Buying your dream house is not easy! It involves a lot of things, some of which you have to tackle on your own, and the rest is taken care of by your real estate agent. The home-buying process is quite long. 

Most people start looking at houses even before they control their finances. As a result, they set their sights and heart on a house that is way out of their budget. So, they need to figure out how much house they can afford. 

So, how to go about this? By getting pre-approved for a mortgage!

Though a pre-approval letter is nonbinding, it eases your way into the seller’s mind. It makes them believe that you are a serious buyer. 

Pre-Approval vs. Pre-Qualification

Most people use the terms pre-qualification and pre-approval interchangeably.

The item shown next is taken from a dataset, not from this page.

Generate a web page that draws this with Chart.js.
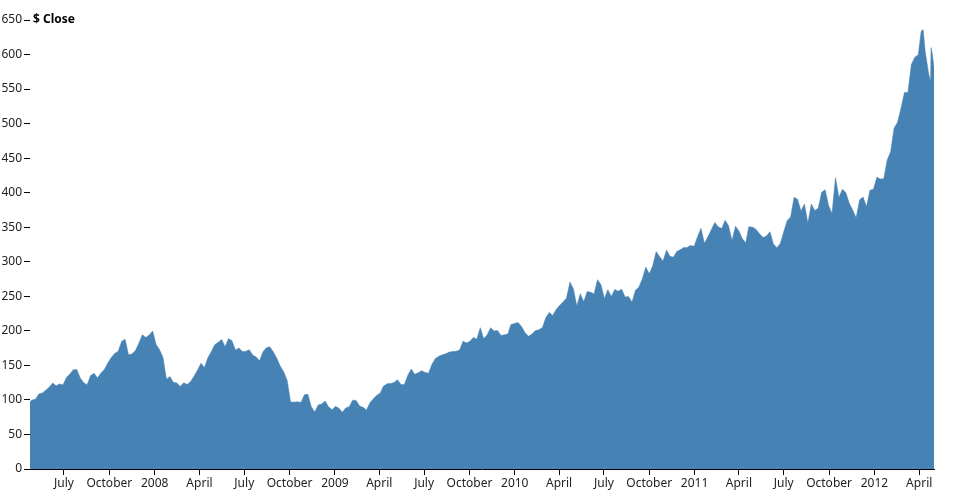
<!DOCTYPE html>
<html>
<head>
<meta charset="utf-8">
<style>
  html, body { margin: 0; padding: 0; background: #fff; }
  #wrap { width: 954px; height: 500px; }
</style>
<script src="https://cdn.jsdelivr.net/npm/chart.js@4.4.1/dist/chart.umd.min.js"></script>
</head>
<body>
<div id="wrap"><canvas id="closeChart" width="954" height="500"></canvas></div>
<script>
// ─── Data (weekly closes) ──────────────────────────────
const dates = [
  '2007-04-23','2007-04-27','2007-05-04','2007-05-11','2007-05-18','2007-05-25','2007-06-01','2007-06-08','2007-06-15','2007-06-22','2007-06-29',
  '2007-07-06','2007-07-13','2007-07-20','2007-07-27','2007-08-03','2007-08-10','2007-08-17','2007-08-24','2007-08-31',
  '2007-09-07','2007-09-14','2007-09-21','2007-09-28','2007-10-05','2007-10-12','2007-10-19','2007-10-26','2007-11-02',
  '2007-11-09','2007-11-16','2007-11-23','2007-11-30','2007-12-07','2007-12-14','2007-12-21','2007-12-28',
  '2008-01-04','2008-01-11','2008-01-18','2008-01-25','2008-02-01','2008-02-08','2008-02-15','2008-02-22','2008-02-29',
  '2008-03-07','2008-03-14','2008-03-20','2008-03-28','2008-04-04','2008-04-11','2008-04-18','2008-04-25',
  '2008-05-02','2008-05-09','2008-05-16','2008-05-23','2008-05-30','2008-06-06','2008-06-13','2008-06-20','2008-06-27',
  '2008-07-03','2008-07-11','2008-07-18','2008-07-25','2008-08-01','2008-08-08','2008-08-15','2008-08-22','2008-08-29',
  '2008-09-05','2008-09-12','2008-09-19','2008-09-26','2008-10-03','2008-10-10','2008-10-17','2008-10-24','2008-10-31',
  '2008-11-07','2008-11-14','2008-11-21','2008-11-28','2008-12-05','2008-12-12','2008-12-19','2008-12-26',
  '2009-01-02','2009-01-09','2009-01-16','2009-01-23','2009-01-30','2009-02-06','2009-02-13','2009-02-20','2009-02-27',
  '2009-03-06','2009-03-13','2009-03-20','2009-03-27','2009-04-03','2009-04-09','2009-04-17','2009-04-24',
  '2009-05-01','2009-05-08','2009-05-15','2009-05-22','2009-05-29','2009-06-05','2009-06-12','2009-06-19','2009-06-26',
  '2009-07-02','2009-07-10','2009-07-17','2009-07-24','2009-07-31','2009-08-07','2009-08-14','2009-08-21','2009-08-28',
  '2009-09-04','2009-09-11','2009-09-18','2009-09-25','2009-10-02','2009-10-09','2009-10-16','2009-10-23','2009-10-30',
  '2009-11-06','2009-11-13','2009-11-20','2009-11-27','2009-12-04','2009-12-11','2009-12-18','2009-12-24','2009-12-31',
  '2010-01-08','2010-01-15','2010-01-22','2010-01-29','2010-02-05','2010-02-12','2010-02-19','2010-02-26',
  '2010-03-05','2010-03-12','2010-03-19','2010-03-26','2010-04-01','2010-04-09','2010-04-16','2010-04-23','2010-04-30',
  '2010-05-07','2010-05-14','2010-05-21','2010-05-28','2010-06-04','2010-06-11','2010-06-18','2010-06-25',
  '2010-07-02','2010-07-09','2010-07-16','2010-07-23','2010-07-30','2010-08-06','2010-08-13','2010-08-20','2010-08-27',
  '2010-09-03','2010-09-10','2010-09-17','2010-09-24','2010-10-01','2010-10-08','2010-10-15','2010-10-22','2010-10-29',
  '2010-11-05','2010-11-12','2010-11-19','2010-11-26','2010-12-03','2010-12-10','2010-12-17','2010-12-23','2010-12-31',
  '2011-01-07','2011-01-14','2011-01-21','2011-01-28','2011-02-04','2011-02-11','2011-02-18','2011-02-25',
  '2011-03-04','2011-03-11','2011-03-18','2011-03-25','2011-04-01','2011-04-08','2011-04-15','2011-04-21','2011-04-29',
  '2011-05-06','2011-05-13','2011-05-20','2011-05-27','2011-06-03','2011-06-10','2011-06-17','2011-06-24',
  '2011-07-01','2011-07-08','2011-07-15','2011-07-22','2011-07-29','2011-08-05','2011-08-12','2011-08-19','2011-08-26',
  '2011-09-02','2011-09-09','2011-09-16','2011-09-23','2011-09-30','2011-10-07','2011-10-14','2011-10-21','2011-10-28',
  '2011-11-04','2011-11-11','2011-11-18','2011-11-25','2011-12-02','2011-12-09','2011-12-16','2011-12-23','2011-12-30',
  '2012-01-06','2012-01-13','2012-01-20','2012-01-27','2012-02-03','2012-02-10','2012-02-17','2012-02-24',
  '2012-03-02','2012-03-09','2012-03-16','2012-03-23','2012-03-30','2012-04-05','2012-04-09','2012-04-13',
  '2012-04-20','2012-04-24','2012-04-25','2012-04-27','2012-05-01'
];
const closes = [
  97, 99.9, 100.8, 108.7, 110, 114, 118.4, 124.5, 120.5, 123, 122,
  132.3, 137.7, 143.8, 143.9, 131.9, 125, 122, 135.3, 138.5,
  131.8, 138.8, 144.2, 153.5, 161.5, 167.3, 170.4, 184.7, 187.9,
  165.4, 166.4, 171.5, 182.2, 194.3, 190.4, 193.9, 199.8,
  180.1, 172.7, 161.4, 130, 133.8, 125.5, 124.6, 119.5, 125,
  122.3, 126.6, 133.3, 143, 153.1, 147.1, 161, 169.7,
  180, 183.5, 187.6, 177.1, 188.8, 185.6, 172.4, 175.3, 170.1,
  170.1, 172.6, 165.2, 162.1, 156.7, 169.6, 175.7, 176.8, 169.5,
  160.2, 148.9, 140.9, 128.2, 97.1, 96.8, 97.4, 96.4, 107.6,
  108.2, 90.2, 82.6, 92.7, 94, 98.3, 90, 85.8,
  90.8, 88.1, 82.3, 88.4, 90.1, 99.7, 99.2, 91.2, 89.3,
  85.3, 95.9, 101.6, 106.9, 109.9, 119.6, 123.4, 123.9,
  125.1, 129.2, 122.4, 122.5, 135.8, 144.7, 137, 139.5, 142.4,
  140, 138.5, 151.8, 160, 163.4, 165.5, 166.8, 169.2, 170.1,
  170.3, 172.2, 185, 182.4, 184.9, 190.5, 188.1, 204.6, 188.5,
  194.3, 204.5, 199.9, 200.6, 193.3, 194.3, 195.4, 209, 210.7,
  212, 205.9, 197.1, 192.1, 195.5, 200.4, 201.7, 204.6,
  219, 226.6, 222.3, 230.9, 236, 241.8, 247.4, 270.8, 261.1,
  235.9, 253.8, 242.3, 256.9, 256, 253.5, 274.1, 266.7,
  246.9, 259.6, 249.9, 259.9, 257.3, 260.1, 249.1, 249.6, 241.6,
  258.8, 263.4, 275.4, 292.3, 282.5, 294.1, 314.7, 307.5, 301,
  317.1, 308, 306.7, 315, 317.4, 320.6, 320.6, 323.6, 322.6,
  336.1, 348.5, 326.7, 336.1, 346.5, 356.9, 350.6, 348.2,
  360, 352, 330.7, 351.5, 344.6, 333.3, 327.5, 350.7, 350.1,
  346.7, 340.5, 335.2, 337.4, 343.4, 325.9, 320.3, 326.4,
  343.3, 359.7, 364.9, 393.3, 390.5, 373.6, 383.6, 356, 383.6,
  374.1, 377.5, 400.5, 404.3, 381.3, 369.8, 422, 392.9, 405,
  400.2, 384.6, 374.9, 363.6, 389.7, 393.6, 380, 403.4, 405,
  422.4, 419.8, 420.3, 447.3, 459.7, 493.4, 502.1, 522.4,
  545.2, 545.2, 585.6, 596.1, 599.6, 633.7, 636.2, 605.2,
  573, 560.3, 610, 603, 582.1
];

// axis ticks: quarter starts
const tickDates = [
  '2007-07-01','2007-10-01','2008-01-01','2008-04-01','2008-07-01','2008-10-01','2009-01-01',
  '2009-04-01','2009-07-01','2009-10-01','2010-01-01','2010-04-01','2010-07-01','2010-10-01',
  '2011-01-01','2011-04-01','2011-07-01','2011-10-01','2012-01-01','2012-04-01'
];
const tickLabels = [
  'July','October','2008','April','July','October','2009',
  'April','July','October','2010','April','July','October',
  '2011','April','July','October','2012','April'
];
const xStart = '2007-04-23';
const xEnd = '2012-05-01';
const yTitle = '$ Close';

const toMs = s => { const p = s.split('-').map(Number); return Date.UTC(p[0], p[1] - 1, p[2]); };

const points = dates.map((d, i) => ({ x: toMs(d), y: closes[i] }));

const FONT = { size: 12, family: '"Noto Sans", "DejaVu Sans", sans-serif' };

// ─── "$ Close" label next to top tick ─────────────────
const yTitlePlugin = {
    id: 'yTitle',
    afterDraw(chart) {
        const c = chart.ctx;
        const y = chart.scales.y.getPixelForValue(650);
        c.save();
        c.font = 'bold 12px "Noto Sans", "DejaVu Sans", sans-serif';
        c.fillStyle = '#000';
        c.textBaseline = 'middle';
        c.fillText(yTitle, chart.chartArea.left + 3, y);
        c.restore();
    }
};

new Chart(document.getElementById('closeChart'), {
    type: 'line',
    data: {
        datasets: [{
            label: yTitle,
            data: points,
            fill: 'origin',
            backgroundColor: '#4682b4',
            borderColor: '#4682b4',
            borderWidth: 0.5,
            pointRadius: 0,
            tension: 0
        }]
    },
    options: {
        responsive: false,
        animation: false,
        layout: { padding: { top: 20, right: 20, left: 0, bottom: 0 } },
        plugins: { legend: { display: false }, tooltip: { enabled: false } },
        scales: {
            x: {
                type: 'linear',
                min: toMs(xStart),
                max: toMs(xEnd),
                afterBuildTicks: scale => { scale.ticks = tickDates.map(d => ({ value: toMs(d) })); },
                afterFit: scale => { scale.height = 31; },
                ticks: {
                    autoSkip: false,
                    maxRotation: 0,
                    padding: 1,
                    font: FONT,
                    color: '#222',
                    callback: (v, i) => tickLabels[i]
                },
                grid: { drawOnChartArea: false, tickLength: 6, color: '#000' },
                border: { display: true, color: '#000' }
            },
            y: {
                min: 0,
                max: 650,
                afterFit: scale => { scale.width = 30; },
                ticks: { stepSize: 50, padding: 2, font: FONT, color: '#222' },
                grid: { drawOnChartArea: false, tickLength: 6, color: '#000' },
                border: { display: false }
            }
        }
    },
    plugins: [yTitlePlugin]
});
</script>
</body>
</html>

However, they both have different meanings. 

A pre-qualification letter provides an estimate of how much house you can afford. On the other hand, a pre-approval letter approves you for a specific loan amount. It is valid for 90 days and allows you to get your affairs to buy the house. 

Remember that the pre-approval letter is based on your credit, employment status, and verified status. If the house valuation reveals that the property costs much more than what you are approved for, you will have to pay the rest of the amount out of your pocket. A pre-approval letter allows the buyer to discuss loan options with the lender.

Requirements for Pre-Approval

  • Proof of Income: Tax returns and W-2 wage statements from the last two years and pay stubs. 
  • Proof of Assets: Account statements to prove that the buyer can make the down payment and pay for the closing costs.
  • Good Credit: A FICO score between 620 and 680 for low-interest rates.
  • Employment Verification: Salary slips.
  • Other Documentation: Personal identification, Social Security number, driver’s license, and allowing the lender to check your credit report.

Why It’s Important To Get Pre-Approved

A pre-approval letter is proof of affordable financing. For example, you look at a house and find the one you and your partner love. It has the exact same architectural features you had in mind, and the house is in a great neighborhood. 

You approach the seller and make an offer. The seller asked if you could show the pre-approval letter to lock the deal. However, you don’t have one. You tell the seller you are good on the money and will be approved for a loan. 

You approached a lender for the mortgage, but your application was rejected. Your credit history does not look good, and the lender is wary of lending your money. 

You approach another lender who agrees to approve your application but at a high-interest rate. The seller can no longer hold the house for you and considers other offers coming in.

None of this would have happened if you had gotten a pre-approval letter!

In conclusion, a pre-approval letter allows you to plan your budget after making such a huge investment. It tells you your monthly payments and how long it will take to pay back the mortgage to build equity.